▸ **STATED GOAL**: Leave out the pictures, and retype only the lines from the beginning of the material through the line that contains "0.533, 0.5, 0.5]", including both.

▸ **DATA EXTRACT**:
• • • •
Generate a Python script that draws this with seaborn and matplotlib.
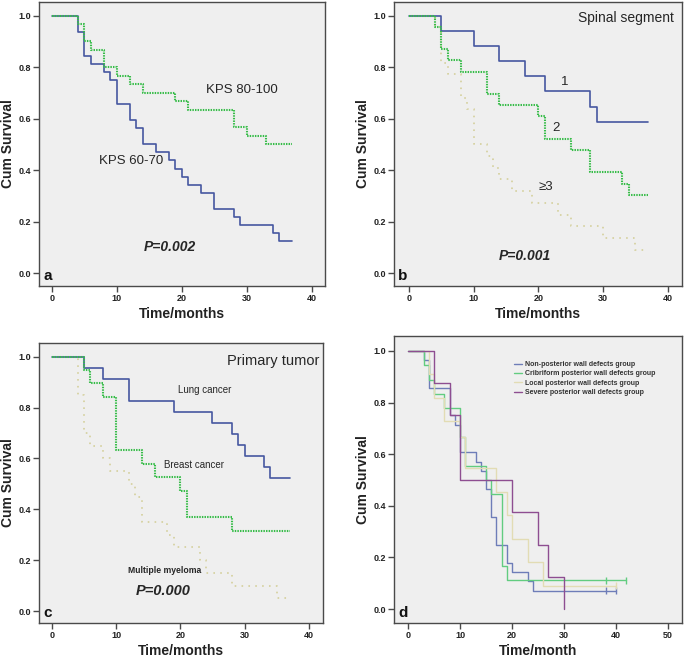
import pandas as pd
import matplotlib
matplotlib.use('Agg')
import matplotlib.pyplot as plt
import seaborn as sns
from matplotlib.lines import Line2D

# curvas Kaplan-Meier (tiempo en meses, supervivencia acumulada)

# a: KPS
a_low_t = [0, 4, 5, 6, 8, 9, 10, 12, 13, 14, 16, 18, 19, 20, 21, 23, 25, 28, 29, 34, 35, 37]
a_low_s = [1.0, 0.938, 0.844, 0.813, 0.781, 0.75, 0.656, 0.594, 0.563, 0.5, 0.469, 0.438,
           0.406, 0.375, 0.344, 0.313, 0.25, 0.219, 0.188, 0.156, 0.125, 0.125]
a_high_t = [0, 4, 5, 6, 8, 10, 12, 14, 19, 21, 28, 30, 33, 37]
a_high_s = [1.0, 0.967, 0.9, 0.867, 0.8, 0.767, 0.733, 0.7, 0.667, 0.633, 0.567, 0.533, 0.5, 0.5]

# b: segmentos espinales
b1_t = [0, 5, 10, 14, 18, 21, 28, 29, 37]
b1_s = [1.0, 0.941, 0.882, 0.824, 0.765, 0.706, 0.647, 0.588, 0.588]
b2_t = [0, 4, 5, 6, 8, 12, 14, 20, 21, 25, 28, 33, 34, 37]
b2_s = [1.0, 0.957, 0.870, 0.826, 0.783, 0.696, 0.652, 0.609, 0.522, 0.478, 0.391, 0.348, 0.304, 0.304]
b3_t = [0, 4, 5, 6, 8, 9, 10, 12, 13, 14, 16, 19, 23, 25, 30, 35, 37]
b3_s = [1.0, 0.955, 0.818, 0.773, 0.682, 0.636, 0.5, 0.455, 0.409, 0.364, 0.318, 0.273,
        0.227, 0.182, 0.136, 0.091, 0.091]

# c: tumor primario
c_lung_t = [0, 5, 8, 12, 19, 25, 28, 29, 30, 33, 34, 37]
c_lung_s = [1.0, 0.957, 0.913, 0.826, 0.783, 0.739, 0.696, 0.652, 0.609, 0.565, 0.522, 0.522]
c_breast_t = [0, 5, 6, 8, 10, 14, 16, 20, 21, 28, 37]
c_breast_s = [1.0, 0.947, 0.895, 0.842, 0.632, 0.579, 0.526, 0.474, 0.368, 0.316, 0.316]
c_mm_t = [0, 4, 5, 6, 8, 9, 12, 13, 14, 18, 19, 23, 24, 28, 35, 37]
c_mm_s = [1.0, 0.85, 0.70, 0.65, 0.60, 0.55, 0.50, 0.45, 0.35, 0.30, 0.25, 0.20, 0.15, 0.10, 0.05, 0.05]

# d: defectos de pared posterior
d_groups = ['Non-posterior wall defects group', 'Cribriform posterior wall defects group',
            'Local posterior wall defects group', 'Severe posterior wall defects group']
d_non_t = [0, 3, 4, 8, 9, 10, 13, 14, 15, 16, 17, 19, 20, 23, 24, 40]
d_non_s = [1.0, 0.964, 0.857, 0.75, 0.714, 0.607, 0.571, 0.536, 0.464, 0.357, 0.25, 0.179,
           0.143, 0.107, 0.071, 0.071]
d_crib_t = [0, 3, 4, 5, 7, 10, 11, 15, 16, 18, 19, 42]
d_crib_s = [1.0, 0.944, 0.889, 0.833, 0.778, 0.667, 0.556, 0.5, 0.444, 0.167, 0.111, 0.111]
d_local_t = [0, 4, 5, 7, 10, 11, 17, 19, 20, 23, 26, 40]
d_local_s = [1.0, 0.909, 0.818, 0.727, 0.667, 0.545, 0.455, 0.364, 0.273, 0.182, 0.091, 0.091]
d_severe_t = [0, 5, 8, 10, 20, 25, 27, 30]
d_severe_s = [1.0, 0.875, 0.75, 0.5, 0.375, 0.25, 0.125, 0.0]
d_non_cens = [38, 40]
d_crib_cens = [38, 42]
d_local_cens = [40]

BLUE = '#4657A0'
GREEN = '#36BC48'
PALE = '#D6D2A2'
D_COLORS = ['#6E7DB8', '#62CC80', '#E2DCB4', '#8E4E91']

SOLID = ''
DENSE = (0.7, 0.55)
SPARSE = (0.9, 2.9)

sns.set_theme(style='ticks', rc={
    'axes.facecolor': '#EFEFEF',
    'axes.edgecolor': '#4A4A4A',
    'axes.linewidth': 1.0,
    'xtick.color': '#4A4A4A',
    'ytick.color': '#4A4A4A',
    'xtick.labelcolor': '#222222',
    'ytick.labelcolor': '#222222',
    'xtick.major.size': 4,
    'ytick.major.size': 4,
    'xtick.major.width': 1,
    'ytick.major.width': 1,
    'xtick.major.pad': 1.5,
    'ytick.major.pad': 1.5,
})
plt.rcParams['font.family'] = ['Liberation Sans', 'DejaVu Sans']


def km_panel(ax, curves, palette, dashes, widths):
    frames = [pd.DataFrame({'time': t, 'surv': s, 'group': name}) for name, t, s in curves]
    df = pd.concat(frames, ignore_index=True)
    order = [c[0] for c in curves]
    sns.lineplot(data=df, x='time', y='surv', hue='group', style='group', size='group',
                 hue_order=order, style_order=order, size_order=order, sizes=widths,
                 palette=palette, dashes=dashes, drawstyle='steps-post',
                 estimator=None, sort=False, legend=False, ax=ax)


def style_axes(ax, xticks, xlim, ylim, xlabel, letter):
    ax.set_xlim(*xlim)
    ax.set_ylim(*ylim)
    ax.set_xticks(xticks)
    ax.set_yticks([0.0, 0.2, 0.4, 0.6, 0.8, 1.0])
    ax.set_yticklabels([f'{v:.1f}' for v in [0.0, 0.2, 0.4, 0.6, 0.8, 1.0]])
    for lab in ax.get_xticklabels() + ax.get_yticklabels():
        lab.set_fontsize(6.5)
        lab.set_fontweight('bold')
    ax.set_xlabel(xlabel, fontsize=10, fontweight='bold', labelpad=3, color='#222222')
    ax.set_ylabel('Cum Survival', fontsize=10, fontweight='bold', labelpad=3, color='#222222')
    for sp in ax.spines.values():
        sp.set_visible(True)
    ax.text(0.015, 0.01, letter, transform=ax.transAxes, fontsize=11, fontweight='bold',
            ha='left', va='bottom', color='#111111')


fig = plt.figure(figsize=(6.85, 6.58), dpi=100)
ax_a = fig.add_axes([0.0569, 0.5653, 0.4175, 0.4316])
ax_b = fig.add_axes([0.5752, 0.5653, 0.4204, 0.4316])
ax_c = fig.add_axes([0.0569, 0.0532, 0.4146, 0.4255])
ax_d = fig.add_axes([0.5752, 0.0532, 0.4204, 0.4362])

# GRAFICO a
km_panel(ax_a, [('KPS 60-70', a_low_t, a_low_s), ('KPS 80-100', a_high_t, a_high_s)],
         {'KPS 60-70': BLUE, 'KPS 80-100': GREEN},
         {'KPS 60-70': SOLID, 'KPS 80-100': DENSE},
         {'KPS 60-70': 1.2, 'KPS 80-100': 1.5})
style_axes(ax_a, [0, 10, 20, 30, 40], (-2, 42), (-0.05, 1.053), 'Time/months', 'a')
ax_a.text(29.2, 0.71, 'KPS 80-100', fontsize=9.5, ha='center', va='center')
ax_a.text(12.2, 0.437, 'KPS 60-70', fontsize=9.5, ha='center', va='center')
ax_a.text(18.1, 0.103, 'P=0.002', fontsize=10, fontweight='bold', fontstyle='italic',
          ha='center', va='center')

# GRAFICO b
km_panel(ax_b, [('>=3', b3_t, b3_s), ('1', b1_t, b1_s), ('2', b2_t, b2_s)],
         {'1': BLUE, '2': GREEN, '>=3': PALE},
         {'1': SOLID, '2': DENSE, '>=3': SPARSE},
         {'1': 1.2, '2': 1.5, '>=3': 1.3})
style_axes(ax_b, [0, 10, 20, 30, 40], (-2.3, 42.2), (-0.05, 1.053), 'Time/months', 'b')
ax_b.text(40.9, 0.99, 'Spinal segment', fontsize=10, ha='right', va='center')
ax_b.text(24.1, 0.744, '1', fontsize=9.5, ha='center', va='center')
ax_b.text(22.7, 0.563, '2', fontsize=9.5, ha='center', va='center')
ax_b.text(21.1, 0.336, '≥3', fontsize=9.5, ha='center', va='center')
ax_b.text(17.9, 0.067, 'P=0.001', fontsize=10, fontweight='bold', fontstyle='italic',
          ha='center', va='center')

# GRAFICO c
km_panel(ax_c, [('Multiple myeloma', c_mm_t, c_mm_s), ('Lung cancer', c_lung_t, c_lung_s),
                ('Breast cancer', c_breast_t, c_breast_s)],
         {'Lung cancer': BLUE, 'Breast cancer': GREEN, 'Multiple myeloma': PALE},
         {'Lung cancer': SOLID, 'Breast cancer': DENSE, 'Multiple myeloma': SPARSE},
         {'Lung cancer': 1.2, 'Breast cancer': 1.5, 'Multiple myeloma': 1.3})
style_axes(ax_c, [0, 10, 20, 30, 40], (-2.0, 42.2), (-0.047, 1.054), 'Time/months', 'c')
ax_c.text(41.6, 0.984, 'Primary tumor', fontsize=10.5, ha='right', va='center')
ax_c.text(23.8, 0.869, 'Lung cancer', fontsize=7, ha='center', va='center')
ax_c.text(22.05, 0.574, 'Breast cancer', fontsize=7, ha='center', va='center')
ax_c.text(17.5, 0.161, 'Multiple myeloma', fontsize=6.2, fontweight='bold', ha='center', va='center')
ax_c.text(17.3, 0.079, 'P=0.000', fontsize=10.5, fontweight='bold', fontstyle='italic',
          ha='center', va='center')

# GRAFICO d
d_curves = [(d_groups[0], d_non_t, d_non_s), (d_groups[1], d_crib_t, d_crib_s),
            (d_groups[2], d_local_t, d_local_s), (d_groups[3], d_severe_t, d_severe_s)]
d_pal = dict(zip(d_groups, D_COLORS))
km_panel(ax_d, d_curves, d_pal, {g: SOLID for g in d_groups}, {g: 1.0 for g in d_groups})

cens = pd.DataFrame({
    'time': d_non_cens + d_crib_cens + d_local_cens,
    'surv': [d_non_s[-1]] * len(d_non_cens) + [d_crib_s[-1]] * len(d_crib_cens)
            + [d_local_s[-1]] * len(d_local_cens),
    'group': [d_groups[0]] * len(d_non_cens) + [d_groups[1]] * len(d_crib_cens)
             + [d_groups[2]] * len(d_local_cens),
})
sns.scatterplot(data=cens, x='time', y='surv', hue='group', palette=d_pal, marker='|',
                s=25, linewidth=1.0, legend=False, ax=ax_d)
style_axes(ax_d, [0, 10, 20, 30, 40, 50], (-2.7, 52.7), (-0.054, 1.058), 'Time/month', 'd')

handles = [Line2D([], [], color=c, lw=1.0) for c in D_COLORS]
leg = ax_d.legend(handles, d_groups, loc='upper left', bbox_to_anchor=(0.405, 0.925),
                  frameon=False, handlelength=1.2, handletextpad=0.3, labelspacing=0.35,
                  borderpad=0, prop={'size': 5, 'weight': 'bold'})
for txt in leg.get_texts():
    txt.set_color('#333333')

fig.savefig('out.png', dpi=100)
plt.close()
• • • •
▸ **RESULT**:
Generate a Python script that draws this with seaborn and matplotlib.
import pandas as pd
import matplotlib
matplotlib.use('Agg')
import matplotlib.pyplot as plt
import seaborn as sns
from matplotlib.lines import Line2D

# curvas Kaplan-Meier (tiempo en meses, supervivencia acumulada)

# a: KPS
a_low_t = [0, 4, 5, 6, 8, 9, 10, 12, 13, 14, 16, 18, 19, 20, 21, 23, 25, 28, 29, 34, 35, 37]
a_low_s = [1.0, 0.938, 0.844, 0.813, 0.781, 0.75, 0.656, 0.594, 0.563, 0.5, 0.469, 0.438,
           0.406, 0.375, 0.344, 0.313, 0.25, 0.219, 0.188, 0.156, 0.125, 0.125]
a_high_t = [0, 4, 5, 6, 8, 10, 12, 14, 19, 21, 28, 30, 33, 37]
a_high_s = [1.0, 0.967, 0.9, 0.867, 0.8, 0.767, 0.733, 0.7, 0.667, 0.633, 0.567, 0.533, 0.5, 0.5]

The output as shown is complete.